Nadie tiene derecho a decidir nada del cuerpo de nadie excepto el dueño de ese cuerpo. El respeto a uno mismo debe venir no sólo de nosotros, sino también de aquellos con quienes convivimos. Sin embargo, no faltará aquél que se sienta con el derecho de decidir sobre nosotros y buscará, debido a la fragilidad de su pensamiento, calmar la inseguridad que éste le provoca metiéndose donde no debería importarle.

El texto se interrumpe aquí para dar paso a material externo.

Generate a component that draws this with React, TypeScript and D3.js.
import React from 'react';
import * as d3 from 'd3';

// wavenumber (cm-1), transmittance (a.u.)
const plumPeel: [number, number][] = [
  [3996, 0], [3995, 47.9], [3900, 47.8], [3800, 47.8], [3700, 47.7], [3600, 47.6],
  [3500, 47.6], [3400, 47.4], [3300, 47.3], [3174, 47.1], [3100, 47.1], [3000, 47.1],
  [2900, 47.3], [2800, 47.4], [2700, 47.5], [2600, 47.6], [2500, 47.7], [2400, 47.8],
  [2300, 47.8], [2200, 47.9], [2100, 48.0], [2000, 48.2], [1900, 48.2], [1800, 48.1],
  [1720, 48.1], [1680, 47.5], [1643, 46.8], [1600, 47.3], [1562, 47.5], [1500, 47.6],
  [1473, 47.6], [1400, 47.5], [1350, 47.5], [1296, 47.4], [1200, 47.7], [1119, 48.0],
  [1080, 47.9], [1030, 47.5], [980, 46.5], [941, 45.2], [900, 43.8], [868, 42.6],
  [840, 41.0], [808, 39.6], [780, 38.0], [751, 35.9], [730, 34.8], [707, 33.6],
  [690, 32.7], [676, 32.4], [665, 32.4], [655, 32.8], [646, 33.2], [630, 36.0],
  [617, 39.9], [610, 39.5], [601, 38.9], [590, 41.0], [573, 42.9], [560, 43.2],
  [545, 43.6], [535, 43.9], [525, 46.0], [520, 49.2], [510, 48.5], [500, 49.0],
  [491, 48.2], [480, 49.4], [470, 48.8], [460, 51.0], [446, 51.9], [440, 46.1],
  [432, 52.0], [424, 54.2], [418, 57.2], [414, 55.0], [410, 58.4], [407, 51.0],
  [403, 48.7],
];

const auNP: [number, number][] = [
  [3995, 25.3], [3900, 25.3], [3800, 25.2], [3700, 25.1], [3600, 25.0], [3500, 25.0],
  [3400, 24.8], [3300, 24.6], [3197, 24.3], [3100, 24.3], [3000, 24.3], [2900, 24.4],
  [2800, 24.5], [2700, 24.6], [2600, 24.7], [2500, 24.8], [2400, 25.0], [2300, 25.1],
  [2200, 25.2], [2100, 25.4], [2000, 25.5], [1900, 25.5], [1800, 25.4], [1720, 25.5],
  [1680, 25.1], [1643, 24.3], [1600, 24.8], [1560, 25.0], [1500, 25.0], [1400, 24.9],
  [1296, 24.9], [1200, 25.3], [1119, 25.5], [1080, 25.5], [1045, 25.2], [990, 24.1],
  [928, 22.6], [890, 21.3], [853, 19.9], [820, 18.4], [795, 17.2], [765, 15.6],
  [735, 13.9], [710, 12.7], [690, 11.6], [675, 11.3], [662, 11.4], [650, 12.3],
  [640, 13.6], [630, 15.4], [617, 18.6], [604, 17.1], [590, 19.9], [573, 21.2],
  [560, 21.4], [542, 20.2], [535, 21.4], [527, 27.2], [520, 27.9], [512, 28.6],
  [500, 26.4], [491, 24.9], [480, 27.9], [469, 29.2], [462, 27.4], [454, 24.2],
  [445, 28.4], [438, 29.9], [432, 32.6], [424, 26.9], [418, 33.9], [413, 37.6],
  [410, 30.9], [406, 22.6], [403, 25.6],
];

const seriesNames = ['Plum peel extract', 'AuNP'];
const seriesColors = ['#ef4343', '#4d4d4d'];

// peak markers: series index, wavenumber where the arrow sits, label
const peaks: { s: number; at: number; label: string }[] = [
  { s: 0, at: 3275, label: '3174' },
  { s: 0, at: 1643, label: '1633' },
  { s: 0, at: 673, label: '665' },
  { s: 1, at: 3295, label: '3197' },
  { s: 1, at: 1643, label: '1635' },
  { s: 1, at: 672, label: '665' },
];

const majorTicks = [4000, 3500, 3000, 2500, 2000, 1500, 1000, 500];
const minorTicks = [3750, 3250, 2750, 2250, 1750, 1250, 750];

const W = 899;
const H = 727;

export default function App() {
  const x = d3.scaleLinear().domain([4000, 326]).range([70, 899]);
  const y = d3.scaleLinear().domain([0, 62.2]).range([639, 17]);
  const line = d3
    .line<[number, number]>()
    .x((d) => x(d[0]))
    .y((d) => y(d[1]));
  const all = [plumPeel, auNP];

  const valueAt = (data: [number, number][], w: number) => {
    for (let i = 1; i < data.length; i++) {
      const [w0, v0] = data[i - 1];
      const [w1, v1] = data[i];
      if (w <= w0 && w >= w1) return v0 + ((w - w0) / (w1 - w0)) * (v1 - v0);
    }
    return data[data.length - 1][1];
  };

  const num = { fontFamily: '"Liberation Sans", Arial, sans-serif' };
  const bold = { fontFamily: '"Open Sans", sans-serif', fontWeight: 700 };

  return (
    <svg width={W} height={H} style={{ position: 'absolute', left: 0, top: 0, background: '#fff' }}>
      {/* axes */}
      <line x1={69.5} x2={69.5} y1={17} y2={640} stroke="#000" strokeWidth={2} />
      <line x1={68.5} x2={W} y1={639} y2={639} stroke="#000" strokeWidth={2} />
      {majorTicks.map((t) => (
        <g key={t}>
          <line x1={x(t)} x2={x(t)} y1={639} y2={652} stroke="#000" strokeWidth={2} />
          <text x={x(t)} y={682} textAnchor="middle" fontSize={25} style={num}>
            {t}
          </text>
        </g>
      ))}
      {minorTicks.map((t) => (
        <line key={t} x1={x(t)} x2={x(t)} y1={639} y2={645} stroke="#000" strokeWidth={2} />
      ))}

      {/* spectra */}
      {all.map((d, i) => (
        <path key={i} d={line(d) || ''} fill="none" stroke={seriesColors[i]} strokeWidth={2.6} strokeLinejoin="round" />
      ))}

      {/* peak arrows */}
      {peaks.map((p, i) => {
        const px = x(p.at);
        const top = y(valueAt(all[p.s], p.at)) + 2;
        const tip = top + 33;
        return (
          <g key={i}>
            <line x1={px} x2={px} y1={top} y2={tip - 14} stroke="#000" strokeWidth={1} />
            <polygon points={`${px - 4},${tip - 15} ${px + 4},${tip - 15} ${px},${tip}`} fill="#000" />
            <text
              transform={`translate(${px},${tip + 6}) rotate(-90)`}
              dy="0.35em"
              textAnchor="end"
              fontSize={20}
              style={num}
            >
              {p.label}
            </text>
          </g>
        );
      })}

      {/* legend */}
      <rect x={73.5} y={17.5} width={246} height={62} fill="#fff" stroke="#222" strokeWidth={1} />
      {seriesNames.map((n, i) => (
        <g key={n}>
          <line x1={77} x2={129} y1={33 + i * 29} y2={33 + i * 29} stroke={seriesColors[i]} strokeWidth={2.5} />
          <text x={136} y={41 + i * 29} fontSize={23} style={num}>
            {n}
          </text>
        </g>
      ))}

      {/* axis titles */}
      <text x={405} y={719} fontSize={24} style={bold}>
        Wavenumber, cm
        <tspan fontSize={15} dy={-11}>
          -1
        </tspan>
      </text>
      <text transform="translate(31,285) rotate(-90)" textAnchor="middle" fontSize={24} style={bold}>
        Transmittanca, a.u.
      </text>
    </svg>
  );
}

Nadie tiene el derecho de arrebatarnos nuestra libertad, nuestra individualidad, nuestro espíritu o nuestra esencia. Nadie puede pisotear nuestros pensamientos ni puede decirnos qué pensar o cúando hacerlo. Nadie puede insultar nuestra ideología únicamente por resultarle incómoda o porque va en contra de lo que opina. Nadie debe, bajo ninguna circunstancia, violentar a aquellos que piensan distinto, menos bajo órdenes de alguien que cobardemente se escuda detrás de las fuerzas que deben proteger al pueblo, no reprimirlo.
Nadie debe, jamás, sentirse más o merecedor de un número mayor de privilegios por pertenecer a un grupo, a un género o a una organización cualquiera. Ningún género o raza debe ganar más que el otro por hacer el mismo trabajo con el mismo desempeño, ningún género o etnia debe ser ultrajado, ignorado ni vejado por el simple hecho de serlo. Ningún ser humano debe sentirse acosado ni inferior a otro porque raza hay una sola, y esa es la raza humana.
Que se ignore o malentienda la importancia de todo ello es trágico y doloroso. Sobre todo porque somos únicos. Somos dignos. Somos humanos.
«Somos humanos» de Salvador A. Pérez Rosas, 2011.